The habit of considering magnetic action as the type or general case of attractive and repulsive agency, explains the early writers having spoken of Electricity as a kind of Magnetism. Thus Gilbert, in his book De Magnete (1600), has a chapter,[1] De coitione Magniticâ, primumque de Succini attractione, sive verius corporum ad Succinum applicatione. The manner in which he speaks, shows us how mysterious the fact of attraction then appeared; so that, as he says, “the magnet and amber were called in aid by philosophers as illustrations, when our sense is in the dark in abstruse inquiries, and when our reason can go no further. Gilbert speaks of these phenomena like a genuine inductive philosopher, reproving[2] those who before him had “stuffed the booksellers’ shops by copying from one another extravagant stories concerning the attraction of magnets and amber, without giving any reason from experiment.” He himself makes some important steps in the subject. He distinguishes magnetic from electric forces,[3] and is the inventor of the latter name, derived from ἤλεκτρον, electron, amber. He observes rightly, that the electric force attracts all light bodies, while the magnetic force attracts iron only; and he devises a satisfactory apparatus by which this is shown. He gives[4] a considerable list of bodies which possess the electric property; “Not only amber and agate attract small bodies, as some think, but diamond, sapphire, carbuncle, opal, amethyst, Bristol gem, beryli, crystal, glass, glass of antimony, spar of various kinds, sulphur, mastic, sealing-wax,” and other substances which he mentions. Even his speculations on the general laws of these phenomena, though vague and erroneous, as [193] at that period was unavoidable, do him no discredit when compared with the doctrines of his successors a century and a half afterwards.
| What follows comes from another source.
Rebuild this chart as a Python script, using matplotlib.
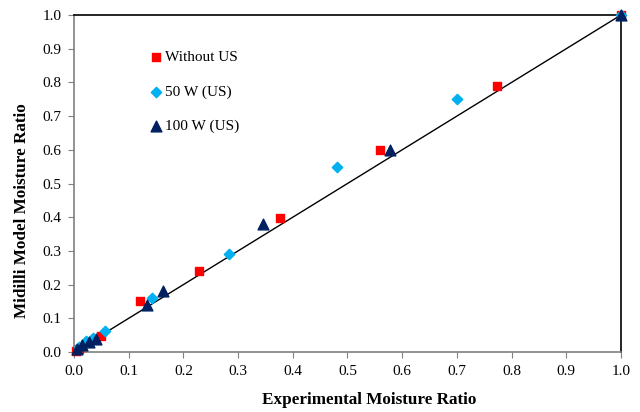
import numpy as np
import matplotlib.pyplot as plt

plt.rcParams['font.family'] = ['Liberation Serif', 'DejaVu Serif']

# experimental vs Midilli model moisture ratio
exp_wo = [1.0, 0.774, 0.559, 0.377, 0.229, 0.121, 0.049, 0.010, 0.004]
mod_wo = [1.0, 0.790, 0.600, 0.398, 0.240, 0.151, 0.047, 0.010, 0.003]

exp_50 = [1.0, 0.700, 0.481, 0.283, 0.143, 0.057, 0.035, 0.022, 0.010]
mod_50 = [1.0, 0.751, 0.550, 0.291, 0.160, 0.062, 0.042, 0.032, 0.015]

exp_100 = [1.0, 0.578, 0.346, 0.163, 0.133, 0.040, 0.027, 0.015, 0.006]
mod_100 = [1.0, 0.599, 0.380, 0.181, 0.140, 0.040, 0.030, 0.020, 0.008]

ticks = np.arange(0, 1.01, 0.1)

fig = plt.figure(figsize=(6.4, 4.12), dpi=100)
ax = fig.add_axes([0.1156, 0.1456, 0.8547, 0.818])

ax.plot([0, 1], [0, 1], color="black", lw=1.0, zorder=1)
ax.scatter(exp_wo, mod_wo, marker="s", s=40, color="#ff0000", label="Without US", zorder=3, clip_on=False)
ax.scatter(exp_50, mod_50, marker="D", s=28, color="#00b0f0", label="50 W (US)", zorder=3, clip_on=False)
ax.scatter(exp_100, mod_100, marker="^", s=60, color="#002060", label="100 W (US)", zorder=4, clip_on=False)

ax.set_xlim(0, 1)
ax.set_ylim(0, 1)
ax.set_xticks(ticks)
ax.set_yticks(ticks)
ax.set_xticklabels([f"{v:.1f}" for v in ticks])
ax.set_yticklabels([f"{v:.1f}" for v in ticks])
ax.tick_params(direction="out", length=4, color="#808080", labelsize=11, pad=5)

for s in ["left", "bottom"]:
    ax.spines[s].set_color("#808080")
    ax.spines[s].set_linewidth(1.2)
for s in ["top", "right"]:
    ax.spines[s].set_color("black")
    ax.spines[s].set_linewidth(1.2)

ax.set_xlabel("Experimental Moisture Ratio", fontsize=12.3, fontweight="bold", va="center")
ax.set_ylabel("Midilli Model Moisture Ratio", fontsize=12.3, fontweight="bold", va="center")
ax.xaxis.set_label_coords(0.54, -0.142)
ax.yaxis.set_label_coords(-0.095, 0.42)

ax.legend(loc="upper left", bbox_to_anchor=(0.11, 0.935), frameon=False, fontsize=11,
          handletextpad=0.1, labelspacing=1.35, handlelength=1.0, scatterpoints=1)

fig.savefig("out.png", dpi=100)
But such speculations belong to a succeeding part of this history.

[1] Lib. ii. cap. 2.

[2] De Magnete, p. 48.

[3] Ib. p. 52.

[4] Ib. p. 48.

In treating of these Sciences, I will speak of Electricity in the first place; although it is thus separated by the interposition of Magnetism from the succeeding subjects (Galvanism, &c.) with which its alliance seems, at first sight, the closest, and although some general notions of the laws of magnets were obtained at an earlier period than a knowledge of the corresponding relations of electric phenomena: for the theory of electric attraction and repulsion is somewhat more simple than of magnetic; was, in fact, the first obtained; and was of use in suggesting and confirming the generalization of magnetic laws.


CHAPTER 1.
Discovery of Laws of Electric Phenomena.

WE have already seen what was the state of this branch of knowledge at the beginning of the seventeenth century; and the advances made by Gilbert. We must now notice the additions which it subsequently received, and especially those which led to the discovery of general laws, and the establishment of the theory; events of this kind being those of which we have more peculiarly to trace the conditions and causes. Among the facts which we have thus especially to attend to, are the electric attractions of small bodies by amber and other substances when rubbed. Boyle, who repeated and extended the experiments of Gilbert, does not appear to have arrived at any new general notions; but Otto Guericke of Magdeburg, about the same time, made a very material step, by discovering that there was an electric force of repulsion as well as of attraction. He found that when a globe of sulphur had attracted a feather, it afterwards repelled it, till the feather had been in contact with some other body. This, when verified under a due generality of circumstances, forms a capital fact in our present subject. Hawkesbee, who wrote in 1709 (Physico-Mechanical Experiments) also observed various of the effects of attraction and repulsion upon threads hanging loosely. But the person who appears to have first fully seized the general law of these facts, is [194] Dufay, whose experiments appear in the Memoirs of the French Academy, in 1733, 1734, and 1737.[5] “I discovered,” he says, “a very simple principle, which accounts for a great part of the irregularities, and, if I may use the term, the caprices that seem to accompany most of the experiments in electricity. This principle is, that electric bodies attract all those that are not so, and repel them as soon as they are become electric by the vicinity or contact of the electric body. . . . Upon applying this principle to various experiments of electricity, any one will be surprised at the number of obscure and puzzling facts which it clears up.” By the help of this principle, he endeavors to explain several of Hawkesbee’s experiments.

[5] Priestley’s History of Electricity, p. 45, and the Memoirs quoted.